Management cautioned that market price of D3 RINs remains a key swing factor and that cash flow timing will depend on regulatory clarity and pace of RIN sales.
- Swine project commissioning and CO2 expansion remain on track for late 2026 and 2027, respectively.
- Ongoing focus on domestic sourcing and long-lead item procurement to mitigate supply chain risk.
Takeaways
Montauk’s first quarter underscores the complexity of operating in a regulatory-driven market, but also highlights the company’s proactive steps to broaden its revenue base and hedge against single-point risk.
- Regulatory Timing Remains the Wildcard: RIN inventory build and delayed sales will continue to drive quarterly lumpiness; investors should monitor EPA actions and utility responses closely.
- Portfolio Diversification is Accelerating: Swine waste and food-grade CO2 projects could transform Montauk’s earnings mix and risk profile by 2026–2027.

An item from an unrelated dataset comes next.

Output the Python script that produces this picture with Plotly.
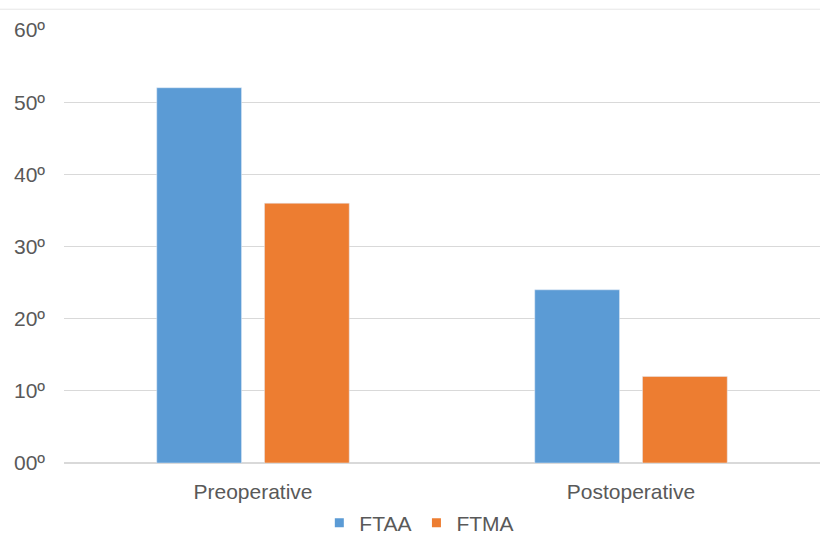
import plotly.graph_objects as go

categories = ["Preoperative", "Postoperative"]
ftaa = [52, 24]
ftma = [36, 12]
series_colors = {"FTAA": "#5B9BD5", "FTMA": "#ED7D31"}
tick_vals = [0, 10, 20, 30, 40, 50, 60]
tick_text = ["00º", "10º", "20º", "30º", "40º", "50º", "60º"]

fig = go.Figure()
fig.add_trace(go.Bar(name="FTAA", x=categories, y=ftaa, marker_color=series_colors["FTAA"],
                     showlegend=False))
fig.add_trace(go.Bar(name="FTMA", x=categories, y=ftma, marker_color=series_colors["FTMA"],
                     showlegend=False))

# small square legend keys
for name, color in series_colors.items():
    fig.add_trace(go.Scatter(name=name, x=[None], y=[None], mode="markers",
                             marker=dict(symbol="square", size=9, color=color),
                             showlegend=True))

fig.update_layout(
    width=827, height=555,
    margin=dict(l=64, r=7, t=30, b=92),
    paper_bgcolor="white", plot_bgcolor="white",
    barmode="group", bargap=0.43, bargroupgap=0.213,
    font=dict(family="Liberation Sans, Arial, sans-serif", color="#595959", size=21),
    legend=dict(orientation="h", x=0.47, xanchor="center", y=-0.139, yanchor="middle",
                font=dict(size=21), itemwidth=30, traceorder="normal"),
)
fig.update_xaxes(showline=False, ticks="", tickfont=dict(size=21), showgrid=False,
                 automargin=False, ticklabelstandoff=14)
fig.update_yaxes(range=[0, 60], tickvals=tick_vals, ticktext=tick_text,
                 showgrid=True, gridcolor="#D9D9D9", gridwidth=1,
                 zeroline=True, zerolinecolor="#D9D9D9", ticks="",
                 tickfont=dict(size=21), ticklabelstandoff=18, automargin=False)

# faint border line along the top edge
fig.add_shape(type="line", xref="paper", yref="paper", x0=-0.09, x1=1.0, y0=1.048, y1=1.048,
              line=dict(color="#E6E6E6", width=1))

fig.write_html("out.html")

- Cost and Capital Discipline Will Be Tested: Margin pressure and rising maintenance costs require sharper operational execution as new projects ramp and market uncertainty persists.
Conclusion
Montauk Renewables is navigating a period of regulatory flux and cost headwinds by leaning into project diversification and operational discipline. While short-term results are volatile, the company’s strategic moves in swine waste, CO2, and project pipeline management position it for a more resilient growth trajectory as regulatory and market conditions evolve.
Industry Read-Through
Montauk’s experience this quarter is emblematic of broader challenges in the RNG and renewable fuels space, where regulatory timing, inventory management, and utility relationships are increasingly central to earnings quality. The build-up of unsold RINs and the shift toward multi-commodity projects signal that industry participants must diversify revenue streams and fortify contractual protections. Companies with exposure to EPA-driven markets or single-utility offtake risk should prioritize pipeline flexibility and cost control, as regulatory and market volatility are likely to persist through 2025 and beyond.